Output all the data exactly. Pictures do not belong in the copy.

====== DATA BLOCK

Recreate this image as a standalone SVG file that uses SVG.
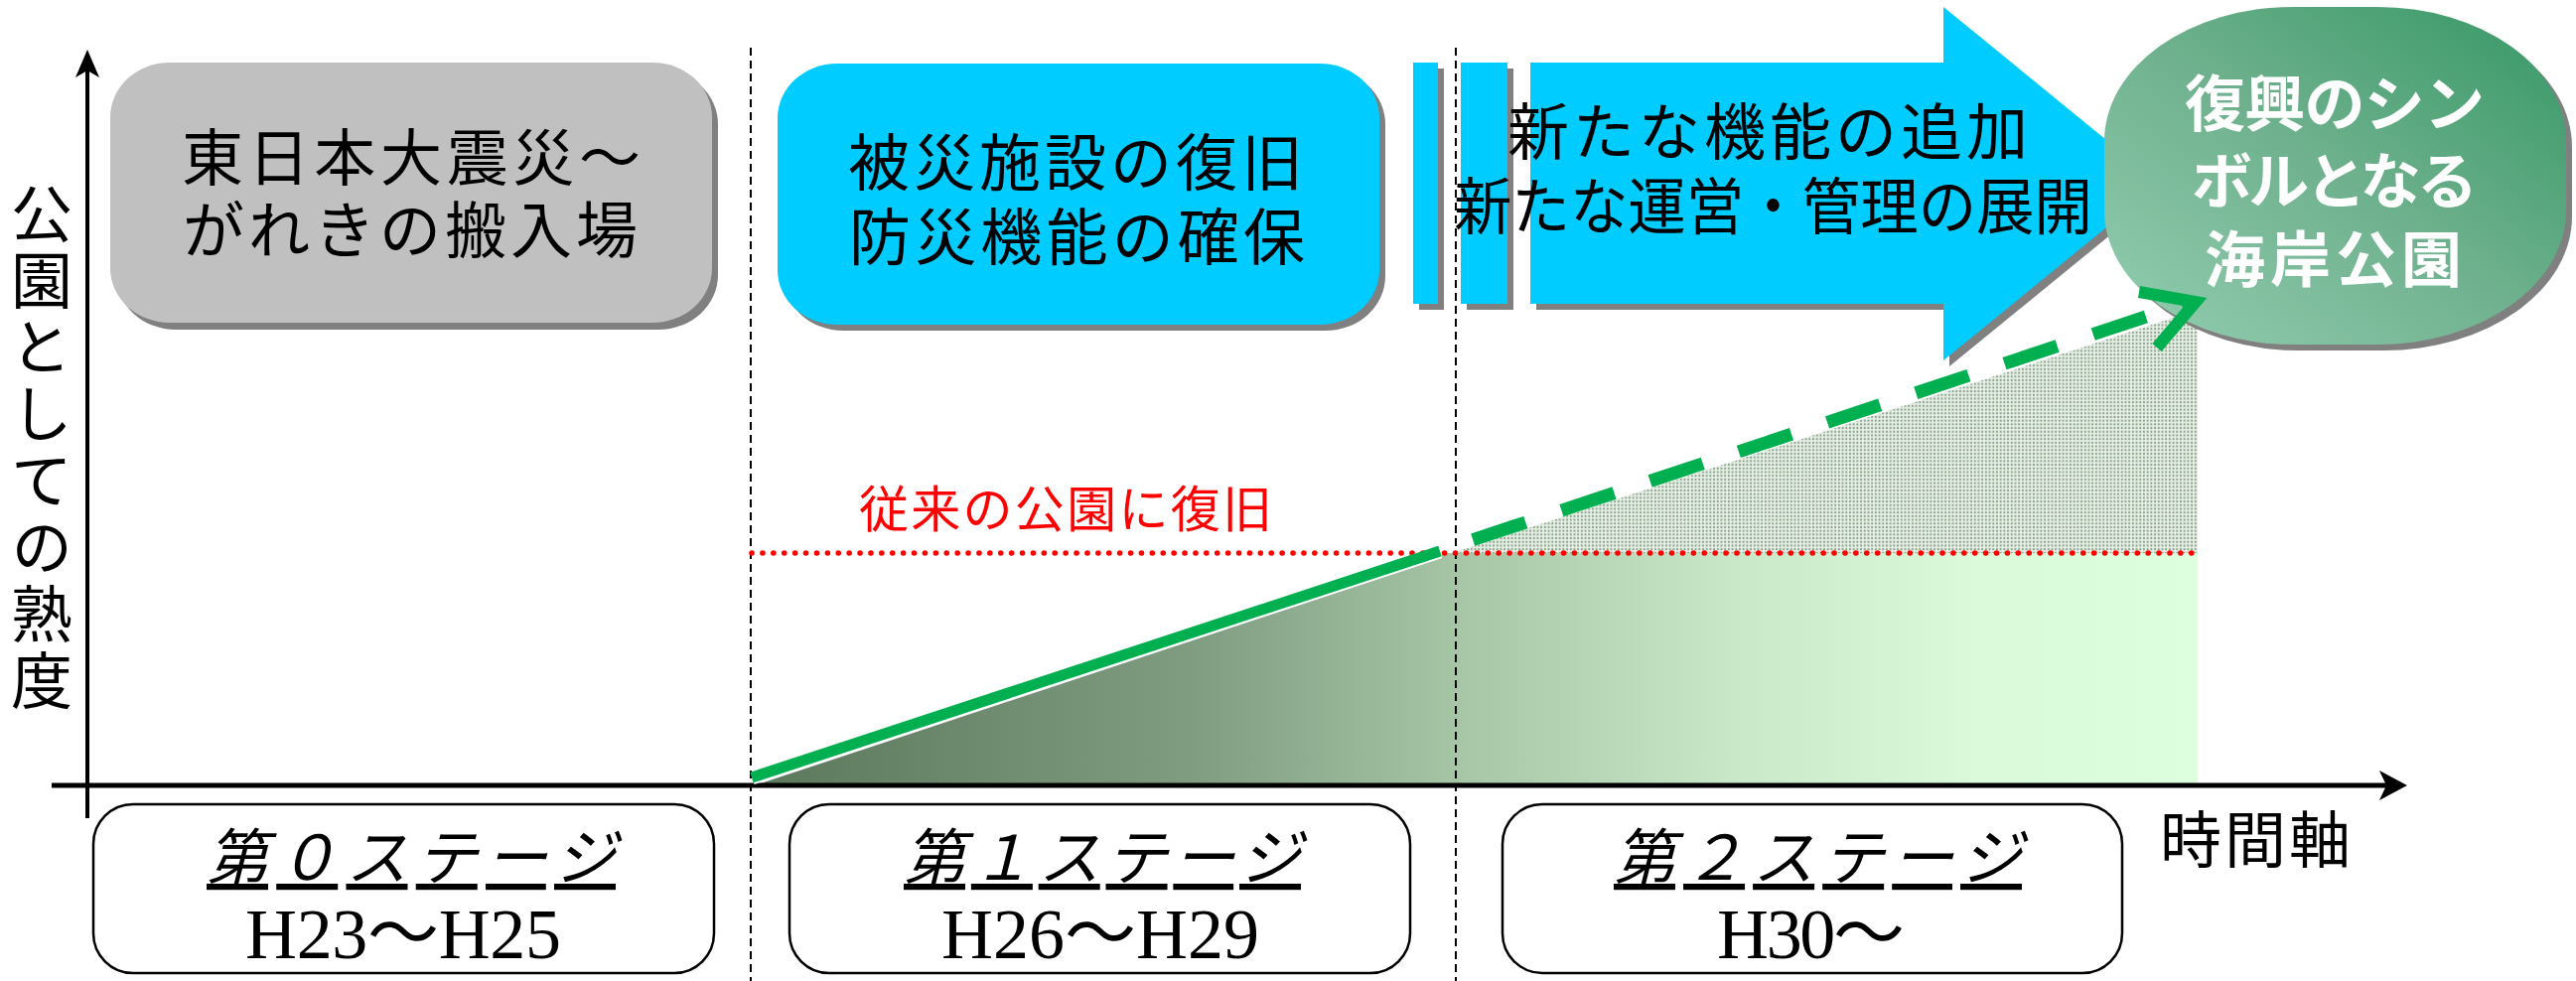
<svg xmlns="http://www.w3.org/2000/svg" width="2594" height="988" viewBox="0 0 2594 988">
<style>
.jp{font-family:"Noto Sans CJK JP","Noto Sans",sans-serif;}
.box-t{font-size:62px;fill:#000;}
.goal-t{font-size:61px;font-weight:bold;fill:#fff;}
.stage-box{fill:#fff;stroke:#000;stroke-width:2.5;}
.stage-t{font-family:"Liberation Serif","Noto Sans CJK JP",serif;font-style:italic;font-size:62px;text-decoration:underline;fill:#000;}
.year-t{font-family:"Liberation Serif","Noto Sans CJK JP",serif;font-size:72px;fill:#000;}
.shadow{fill:#808080;}
.vdash{stroke:#000;stroke-width:2;stroke-dasharray:8 5;fill:none;}
</style>
<defs>
<linearGradient id="fillGrad" gradientUnits="userSpaceOnUse" x1="760" y1="0" x2="2213" y2="0">
<stop offset="0" stop-color="#5b775c"/>
<stop offset="0.3" stop-color="#7f9b80"/>
<stop offset="0.49" stop-color="#a6c6a6"/>
<stop offset="0.68" stop-color="#c8e8c8"/>
<stop offset="0.85" stop-color="#dafada"/>
<stop offset="1" stop-color="#ddffdd"/>
</linearGradient>
<linearGradient id="goalGrad" x1="0" y1="1" x2="1" y2="0">
<stop offset="0" stop-color="#94ceb2"/>
<stop offset="0.5" stop-color="#6fb18e"/>
<stop offset="1" stop-color="#359764"/>
</linearGradient>
<pattern id="stipple" patternUnits="userSpaceOnUse" width="3.7" height="3.7">
<rect width="3.7" height="3.7" fill="#e4f1e4"/>
<circle cx="1.85" cy="1.85" r="1.1" fill="#8e9e8e"/>
</pattern>
</defs>

<g id="areas">
<polygon points="760,791 1452,562 1452,557 2213,557 2213,791" fill="url(#fillGrad)"/>
<polygon points="1462,557 2213,557 2213,312" fill="url(#stipple)"/>
</g>

<g id="guides">
<line class="vdash" x1="756" y1="48" x2="756" y2="988"/>
<line class="vdash" x1="1466" y1="48" x2="1466" y2="988"/>
<line x1="757" y1="557" x2="2213" y2="557" stroke="#ff0000" stroke-width="5.5" stroke-linecap="round" stroke-dasharray="0.1 10.8"/>
</g>

<g id="axes">
<line x1="88" y1="824" x2="88" y2="66" stroke="#000" stroke-width="4"/>
<path d="M88,50 L76,78 L88,71 L100,78 Z" fill="#000"/>
<line x1="52" y1="791" x2="2408" y2="791" stroke="#000" stroke-width="5"/>
<path d="M2424,791 L2396,776 L2403,791 L2396,806 Z" fill="#000"/>
</g>

<g id="axis-labels" class="jp">
<text x="42" y="184" font-size="62" writing-mode="vertical-rl" letter-spacing="5.2" fill="#000">公園としての熟度</text>
<text x="2175" y="869" font-size="62" textLength="192" fill="#000">時間軸</text>
<text x="865" y="531" font-size="50" textLength="416" fill="#ff0000">従来の公園に復旧</text>
</g>

<g id="node-gray">
<rect class="shadow" x="117" y="70" width="606" height="262" rx="60" ry="55"/>
<rect x="111" y="63" width="606" height="262" rx="60" ry="55" fill="#c0c0c0"/>
<text class="jp box-t" x="183" y="182" textLength="462">東日本大震災～</text>
<text class="jp box-t" x="184" y="255" textLength="458">がれきの搬入場</text>
</g>

<g id="node-blue">
<rect class="shadow" x="789" y="70" width="606" height="263" rx="60" ry="55"/>
<rect x="783" y="64" width="606" height="263" rx="60" ry="55" fill="#00ccff"/>
<text class="jp box-t" x="854" y="187" textLength="458">被災施設の復旧</text>
<text class="jp box-t" x="855" y="262" textLength="459">防災機能の確保</text>
</g>

<g id="node-arrow">
<rect class="shadow" x="1429" y="69" width="25" height="243"/>
<rect class="shadow" x="1477" y="69" width="47" height="243"/>
<polygon class="shadow" points="1547,69 1963,69 1963,13 2181,191 1963,369 1963,312 1547,312"/>
<rect x="1423" y="63" width="25" height="243" fill="#00ccff"/>
<rect x="1471" y="63" width="47" height="243" fill="#00ccff"/>
<polygon points="1541,63 1957,63 1957,7 2175,185 1957,363 1957,306 1541,306" fill="#00ccff"/>
<text class="jp box-t" x="1518" y="156" textLength="524">新たな機能の追加</text>
<text class="jp box-t" x="1464" y="231" textLength="643" lengthAdjust="spacingAndGlyphs">新たな運営・管理の展開</text>
</g>

<g id="node-goal">
<rect class="shadow" x="2125" y="13" width="465" height="340" rx="190" ry="135"/>
<rect x="2119" y="7" width="465" height="340" rx="190" ry="135" fill="url(#goalGrad)"/>
<text class="jp goal-t" x="2200" y="127" textLength="302">復興のシン</text>
<text class="jp goal-t" x="2207" y="205" textLength="288">ボルとなる</text>
<text class="jp goal-t" x="2220" y="284" textLength="259">海岸公園</text>
</g>

<g id="connectors">
<line x1="759" y1="788" x2="1451" y2="560" stroke="#ffffff" stroke-width="4"/>
<line x1="757" y1="783" x2="1450" y2="555" stroke="#00b050" stroke-width="11"/>
<line x1="1449" y1="555" x2="2206" y2="304" stroke="#00b050" stroke-width="13" stroke-dasharray="56 38" stroke-dashoffset="58"/>
<polyline points="2154,294 2211,304 2172,350" fill="none" stroke="#00b050" stroke-width="12" stroke-linejoin="miter"/>
</g>

<g id="stage0">
<rect class="stage-box" x="94" y="810" width="625" height="170" rx="40" ry="40"/>
<text class="stage-t" x="208" y="886" textLength="412">第０ステージ</text>
<text class="year-t" x="247" y="965" textLength="318">H23～H25</text>
</g>
<g id="stage1">
<rect class="stage-box" x="795" y="810" width="625" height="170" rx="40" ry="40"/>
<text class="stage-t" x="910" y="886" textLength="400">第１ステージ</text>
<text class="year-t" x="948" y="965" textLength="320">H26～H29</text>
</g>
<g id="stage2">
<rect class="stage-box" x="1513" y="810" width="624" height="170" rx="40" ry="40"/>
<text class="stage-t" x="1625" y="886" textLength="411">第２ステージ</text>
<text class="year-t" x="1729" y="965" textLength="189">H30～</text>
</g>
</svg>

============

**CORRECT RESPONSE**
Recreate this image as a standalone SVG file that uses SVG.
<svg xmlns="http://www.w3.org/2000/svg" width="2594" height="988" viewBox="0 0 2594 988">
<style>
.jp{font-family:"Noto Sans CJK JP","Noto Sans",sans-serif;}
.box-t{font-size:62px;fill:#000;}
.goal-t{font-size:61px;font-weight:bold;fill:#fff;}
.stage-box{fill:#fff;stroke:#000;stroke-width:2.5;}
.stage-t{font-family:"Liberation Serif","Noto Sans CJK JP",serif;font-style:italic;font-size:62px;text-decoration:underline;fill:#000;}
.year-t{font-family:"Liberation Serif","Noto Sans CJK JP",serif;font-size:72px;fill:#000;}
.shadow{fill:#808080;}
.vdash{stroke:#000;stroke-width:2;stroke-dasharray:8 5;fill:none;}
</style>
<defs>
<linearGradient id="fillGrad" gradientUnits="userSpaceOnUse" x1="760" y1="0" x2="2213" y2="0">
<stop offset="0" stop-color="#5b775c"/>
<stop offset="0.3" stop-color="#7f9b80"/>
<stop offset="0.49" stop-color="#a6c6a6"/>
<stop offset="0.68" stop-color="#c8e8c8"/>
<stop offset="0.85" stop-color="#dafada"/>
<stop offset="1" stop-color="#ddffdd"/>
</linearGradient>
<linearGradient id="goalGrad" x1="0" y1="1" x2="1" y2="0">
<stop offset="0" stop-color="#94ceb2"/>
<stop offset="0.5" stop-color="#6fb18e"/>
<stop offset="1" stop-color="#359764"/>
</linearGradient>
<pattern id="stipple" patternUnits="userSpaceOnUse" width="3.7" height="3.7">
<rect width="3.7" height="3.7" fill="#e4f1e4"/>
<circle cx="1.85" cy="1.85" r="1.1" fill="#8e9e8e"/>
</pattern>
</defs>

<g id="areas">
<polygon points="760,791 1452,562 1452,557 2213,557 2213,791" fill="url(#fillGrad)"/>
<polygon points="1462,557 2213,557 2213,312" fill="url(#stipple)"/>
</g>

<g id="guides">
<line class="vdash" x1="756" y1="48" x2="756" y2="988"/>
<line class="vdash" x1="1466" y1="48" x2="1466" y2="988"/>
<line x1="757" y1="557" x2="2213" y2="557" stroke="#ff0000" stroke-width="5.5" stroke-linecap="round" stroke-dasharray="0.1 10.8"/>
</g>

<g id="axes">
<line x1="88" y1="824" x2="88" y2="66" stroke="#000" stroke-width="4"/>
<path d="M88,50 L76,78 L88,71 L100,78 Z" fill="#000"/>
<line x1="52" y1="791" x2="2408" y2="791" stroke="#000" stroke-width="5"/>
<path d="M2424,791 L2396,776 L2403,791 L2396,806 Z" fill="#000"/>
</g>

<g id="axis-labels" class="jp">
<text x="42" y="184" font-size="62" writing-mode="vertical-rl" letter-spacing="5.2" fill="#000">公園としての熟度</text>
<text x="2175" y="869" font-size="62" textLength="192" fill="#000">時間軸</text>
<text x="865" y="531" font-size="50" textLength="416" fill="#ff0000">従来の公園に復旧</text>
</g>

<g id="node-gray">
<rect class="shadow" x="117" y="70" width="606" height="262" rx="60" ry="55"/>
<rect x="111" y="63" width="606" height="262" rx="60" ry="55" fill="#c0c0c0"/>
<text class="jp box-t" x="183" y="182" textLength="462">東日本大震災～</text>
<text class="jp box-t" x="184" y="255" textLength="458">がれきの搬入場</text>
</g>

<g id="node-blue">
<rect class="shadow" x="789" y="70" width="606" height="263" rx="60" ry="55"/>
<rect x="783" y="64" width="606" height="263" rx="60" ry="55" fill="#00ccff"/>
<text class="jp box-t" x="854" y="187" textLength="458">被災施設の復旧</text>
<text class="jp box-t" x="855" y="262" textLength="459">防災機能の確保</text>
</g>

<g id="node-arrow">
<rect class="shadow" x="1429" y="69" width="25" height="243"/>
<rect class="shadow" x="1477" y="69" width="47" height="243"/>
<polygon class="shadow" points="1547,69 1963,69 1963,13 2181,191 1963,369 1963,312 1547,312"/>
<rect x="1423" y="63" width="25" height="243" fill="#00ccff"/>
<rect x="1471" y="63" width="47" height="243" fill="#00ccff"/>
<polygon points="1541,63 1957,63 1957,7 2175,185 1957,363 1957,306 1541,306" fill="#00ccff"/>
<text class="jp box-t" x="1518" y="156" textLength="524">新たな機能の追加</text>
<text class="jp box-t" x="1464" y="231" textLength="643" lengthAdjust="spacingAndGlyphs">新たな運営・管理の展開</text>
</g>

<g id="node-goal">
<rect class="shadow" x="2125" y="13" width="465" height="340" rx="190" ry="135"/>
<rect x="2119" y="7" width="465" height="340" rx="190" ry="135" fill="url(#goalGrad)"/>
<text class="jp goal-t" x="2200" y="127" textLength="302">復興のシン</text>
<text class="jp goal-t" x="2207" y="205" textLength="288">ボルとなる</text>
<text class="jp goal-t" x="2220" y="284" textLength="259">海岸公園</text>
</g>

<g id="connectors">
<line x1="759" y1="788" x2="1451" y2="560" stroke="#ffffff" stroke-width="4"/>
<line x1="757" y1="783" x2="1450" y2="555" stroke="#00b050" stroke-width="11"/>
<line x1="1449" y1="555" x2="2206" y2="304" stroke="#00b050" stroke-width="13" stroke-dasharray="56 38" stroke-dashoffset="58"/>
<polyline points="2154,294 2211,304 2172,350" fill="none" stroke="#00b050" stroke-width="12" stroke-linejoin="miter"/>
</g>

<g id="stage0">
<rect class="stage-box" x="94" y="810" width="625" height="170" rx="40" ry="40"/>
<text class="stage-t" x="208" y="886" textLength="412">第０ステージ</text>
<text class="year-t" x="247" y="965" textLength="318">H23～H25</text>
</g>
<g id="stage1">
<rect class="stage-box" x="795" y="810" width="625" height="170" rx="40" ry="40"/>
<text class="stage-t" x="910" y="886" textLength="400">第１ステージ</text>
<text class="year-t" x="948" y="965" textLength="320">H26～H29</text>
</g>
<g id="stage2">
<rect class="stage-box" x="1513" y="810" width="624" height="170" rx="40" ry="40"/>
<text class="stage-t" x="1625" y="886" textLength="411">第２ステージ</text>
<text class="year-t" x="1729" y="965" textLength="189">H30～</text>
</g>
</svg>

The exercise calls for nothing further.